The thing that makes that analysis possible is not a tag but the account names themselves.
Look back at the Ionity matches: Expenses:Car:Ionity:SubPower marks a monthly subscription tier, and Expenses:Car:Ionity:Charge39 is a charging session where the 39 is the price -- €0.39/kWh, encoded in the account name.
My analysis script just asks hledger for Expenses:Car:.*:(Sub|Charge).* and reads the rate straight out of the account string.
That structured naming is exactly what feeds my post on Ionity subscription calculations.
Now I have exact dates which I didn't have when writing the Ionity post.

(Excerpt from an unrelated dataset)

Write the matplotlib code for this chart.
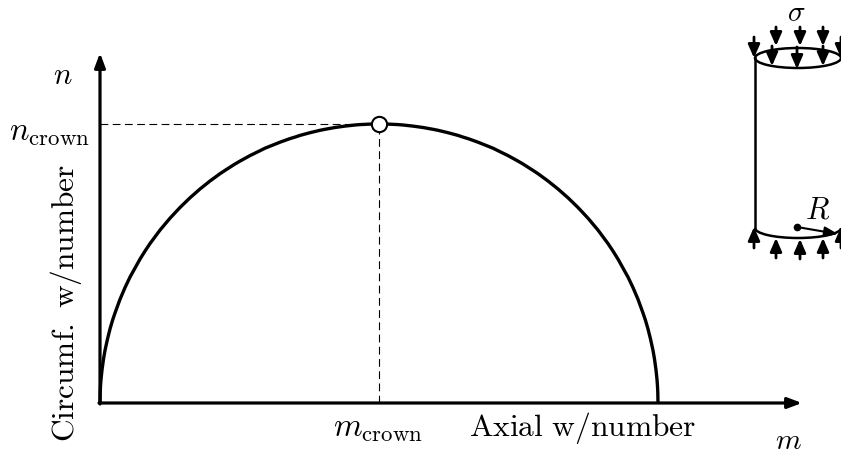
import matplotlib
matplotlib.use('Agg')
import matplotlib.pyplot as plt
from matplotlib.patches import Ellipse, Arc

plt.rcParams['mathtext.fontset'] = 'cm'

# curve, in wave number units
m_left = [0, 0.2, 0.5, 1, 2, 3.5, 5, 7.5, 10, 12.5, 15, 20, 25, 30, 40, 45, 50, 60, 70, 80, 90, 100,
          110, 120, 125, 135, 140, 150, 160, 165, 170, 180, 190, 195, 200, 210, 220, 225, 235, 245,
          255, 260, 270]
n_left = [0, 10.5, 16.7, 23.6, 33, 44, 52.6, 64, 74, 82.6, 90, 103.7, 115.4, 125.9, 143.9, 151.9,
          159.4, 172.9, 184.8, 195.5, 205.2, 214, 222, 229.3, 232.6, 239, 241.9, 247.4, 252.3,
          254.8, 256.8, 260.8, 264.4, 265.9, 267.6, 270.3, 272.7, 273.7, 275.5, 276.9, 278, 278.4,
          278.9]
m_crown = 279
n_crown = 279
m_right = [2 * m_crown - v for v in reversed(m_left)]
n_right = list(reversed(n_left))
m_curve = m_left + [m_crown] + m_right
n_curve = n_left + [n_crown] + n_right

# cylinder sketch, pixel positions in the sketch
top_outer_x = [754, 776, 800, 823, 841]
top_outer_start = [37, 27, 27, 27, 37]
top_outer_tip = [58, 46, 46, 46, 58]
top_inner_x = [772, 797, 823]
top_inner_start = [46, 47, 46]
top_inner_tip = [66, 69, 66]
bot_x = [754, 776, 800, 823, 841]
bot_start = [248, 258, 259, 258, 248]
bot_tip = [227, 238, 239, 238, 227]

fig = plt.figure(figsize=(8.41, 4.54), dpi=100)

# main axes, one unit is one pixel
ax = fig.add_axes([0, 0, 1, 1])
ax.set_xlim(-100, 741)
ax.set_ylim(-51, 403)
ax.axis('off')

ax.plot(m_curve, n_curve, color='k', lw=2.4, solid_capstyle='butt', zorder=3)
ax.plot([0, m_crown], [n_crown, n_crown], color='k', lw=0.8, dashes=(7, 4))
ax.plot([m_crown, m_crown], [0, n_crown], color='k', lw=0.8, dashes=(7, 4))
ax.plot([m_crown], [n_crown], 'o', ms=11, mfc='white', mec='k', mew=1.5, zorder=4)

# axes arrows
ax.annotate('', xy=(702, 0), xytext=(-1, 0),
            arrowprops=dict(arrowstyle='-|>,head_length=0.85,head_width=0.32', color='k', lw=2.3,
                            shrinkA=0, shrinkB=0))
ax.annotate('', xy=(0, 350), xytext=(0, -1),
            arrowprops=dict(arrowstyle='-|>,head_length=0.85,head_width=0.32', color='k', lw=2.3,
                            shrinkA=0, shrinkB=0))

# labels
ax.text(-37, 327, r'$n$', fontsize=22, ha='center', va='center')
ax.text(-51, 271, r'$n_{\mathrm{crown}}$', fontsize=23.5, ha='center', va='center')
ax.text(-34, 100, r'$\mathrm{Circumf.\ w/number}$', fontsize=22.6, rotation=90, ha='center', va='center')
ax.text(278, -25, r'$m_{\mathrm{crown}}$', fontsize=23.5, ha='center', va='center')
ax.text(483, -25, r'$\mathrm{Axial\ w/number}$', fontsize=22.7, ha='center', va='center')
ax.text(688, -38, r'$m$', fontsize=21, ha='center', va='center')

# cylinder sketch, pixel coordinates
sk = fig.add_axes([0, 0, 1, 1])
sk.set_xlim(0, 841)
sk.set_ylim(454, 0)
sk.axis('off')
sk.patch.set_alpha(0)

sk.add_patch(Ellipse((798, 58), 86, 20, fill=False, ec='k', lw=1.8))
sk.add_patch(Arc((798, 228), 86, 20, theta1=0, theta2=180, ec='k', lw=1.8))
sk.plot([755, 755], [58, 228], color='k', lw=1.8)


def down_up(x, y0, y1):
    sk.annotate('', xy=(x, y1), xytext=(x, y0), annotation_clip=False,
                arrowprops=dict(arrowstyle='-|>,head_length=0.8,head_width=0.35', color='k', lw=2,
                                shrinkA=0, shrinkB=0))


for x, y0, y1 in zip(top_outer_x, top_outer_start, top_outer_tip):
    down_up(x, y0, y1)
for x, y0, y1 in zip(top_inner_x, top_inner_start, top_inner_tip):
    down_up(x, y0, y1)
for x, y0, y1 in zip(bot_x, bot_start, bot_tip):
    down_up(x, y0, y1)

sk.plot([797], [227], 'o', ms=4.5, color='k')
sk.annotate('', xy=(838, 234), xytext=(797, 227),
            arrowprops=dict(arrowstyle='-|>,head_length=0.8,head_width=0.3', color='k', lw=1.5,
                            shrinkA=0, shrinkB=0))
sk.text(818, 210, r'$R$', fontsize=22, ha='center', va='center')
sk.text(796, 13, r'$\sigma$', fontsize=21, ha='center', va='center')

fig.savefig('out.png', dpi=100)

Adding a second bank: Revolut
I have had a Revolut account for years. For the first years of the account I manually converted the CSV export to transactions. I didn't use the card that much so this was not an issue. But since then I started to use virtual credit cards more often and this manual process kept me from updating my ledger files for quite a while now.
The CSV is a completely different shape from ING's: ISO dates, international number format, and columns for Type, Product and Fee.
The conversion itself is the same idea as before; the interesting part turned out to be deciding what not to book.
Interest accrues on the savings pot in hundreds of tiny rows. I ignore all of them (for now).
The file contains the savings account's own view of every transfer as
Product=Depositrows. Those mirror theCurrentside I already book, so booking both would double-count. I keep onlyCurrent.A couple of net-zero "balance migration to another region or legal entity" transfers are pure noise and get dropped.
Card payments map through the same match table. Revolut reports its small FX fee in a separate column, so it becomes its own posting whenever it is non-zero:
# Card Payment | GitHub 2025-06-28 Github Expenses:edu:simonwillison €8.57 ; subscription-monthly: Expenses:misc:ExchangeFee €0.09 Assets:Revolut:Euro
Top-ups bridge to my ING account (Assets:Girokonto), and savings moves stay internal between Assets:Revolut:Euro and Assets:Revolut:InstantAccessSavings.
I am still not tracking the accounts of my investment depots. Only the money I transfer there. This is a task for another day.